Полтора часа спустя Алексей Лебедев шагал по длинным, ярко освещённым коридорам административного комплекса марсианского космодрома «Арес-Сити». Здесь, в этих стерильно чистых проходах с блестящими металлическими стенами и приглушённым гулом систем жизнеобеспечения, царила совершенно иная атмосфера – деловая, сосредоточенная, пропитанная духом дальнего космоса и великих открытий. Каждый человек, встречавшийся ему навстречу – инженеры в рабочих комбинезонах, администраторы в строгих костюмах, пилоты в лётных куртках – двигался с той особенной целеустремлённостью, которая свойственна людям, связавшим свою жизнь с покорением просторов Вселенной.
Служебный коммуникатор на запястье следователя периодически вспыхивал мягким голубым светом, сообщая о поступлении новых данных по делу колонии «Первый луч». Алексей не торопился их просматривать – опыт подсказывал, что предварительная информация часто бывает неполной или вводящей в заблуждение. Лучше начинать расследование с чистого листа, без предрассудков и предварительных теорий.
Но уже сейчас, анализируя скупые факты, которые сообщил диспетчер, Алексей чувствовал характерное покалывание в затылке – то самое ощущение, которое всегда возникало у него в начале по-настоящему сложных дел. Колония «Первый луч» была одним из самых амбициозных проектов программы дальнего освоения космоса. Триста лучших учёных человечества, отправленных на край Галактики для изучения уникальных условий экзопланеты в системе красного карлика. И вдруг – полная тишина, словно триста человек случайно исчезли с лица Вселенной.
«Нет, – подумал следователь, автоматически просчитывая возможные сценарии происшедшего. – Так не бывает. Люди не исчезают просто так. Особенно триста учёных в изолированной колонии с мощными системами связи и безопасности. За этим стоит что-то конкретное. Что-то, что потребует всего моего опыта для разгадки».
Лифт доставил его на сорок второй этаж административного здания, где располагались личные каюты старших офицеров Корпуса Развития. Алексей прошёл по узкому коридору с приглушённым освещением до двери с надписью «А. С. Лебедев, следователь 1-го класса» и приложил ладонь к биометрическому сканеру. Замок щёлкнул, и дверь бесшумно отъехала в сторону.

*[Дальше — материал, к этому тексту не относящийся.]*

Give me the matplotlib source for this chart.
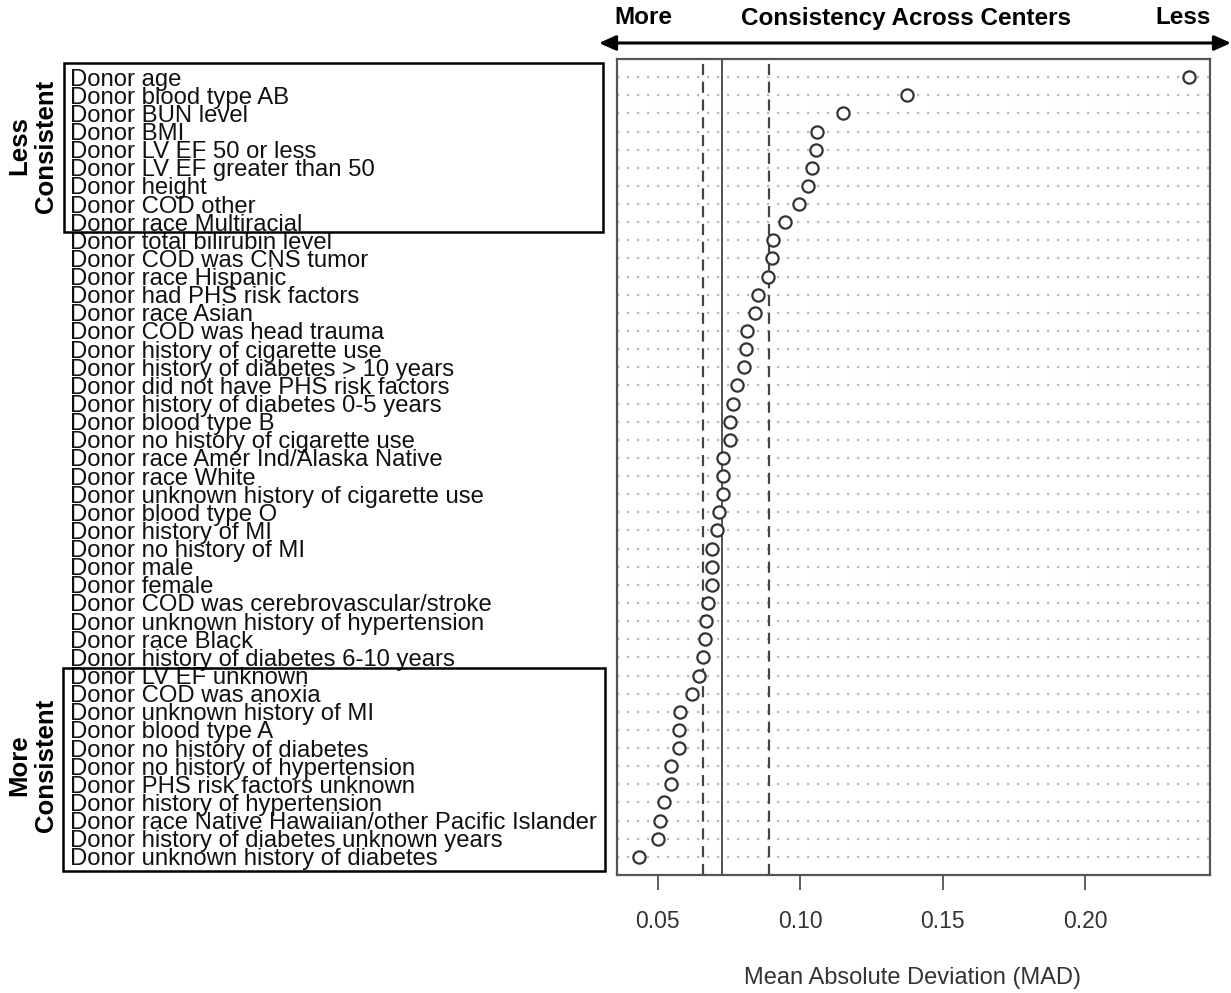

Его жилые помещения были спартанскими даже по космическим стандартам: небольшая комната с функциональной мебелью, рабочий стол с терминалом, узкая кровать, встроенный шкаф с личными вещами. Никаких украшений, никаких семейных фотографий, никаких сувениров с далёких миров – только самое необходимое для существования профессионального космического следователя. И всё же эта аскетичная обстановка была ему дорога – здесь он мог позволить себе сбросить служебную маску и просто побыть самим собой.
Алексей быстро собрал свои вещи в стандартный дорожный контейнер: запасную форму, личное оружие, коммуникационное оборудование, несколько книг на планшете. Движения его были автоматическими, отработанными за годы службы до безупречности – он мог собраться к вылету с закрытыми глазами.
Но когда дело дошло до последнего ящика письменного стола, рука его невольно задержалась на небольшой капсуле. Внутри неё хранилось изображение Кати – единственная фотография, которую он сохранил после их разрыва. На снимке она смеялась, запрокинув голову назад, её каштановые волосы развевались на ветру весны, а глаза сияли тем особенным счастьем, которое бывает только у влюблённых людей.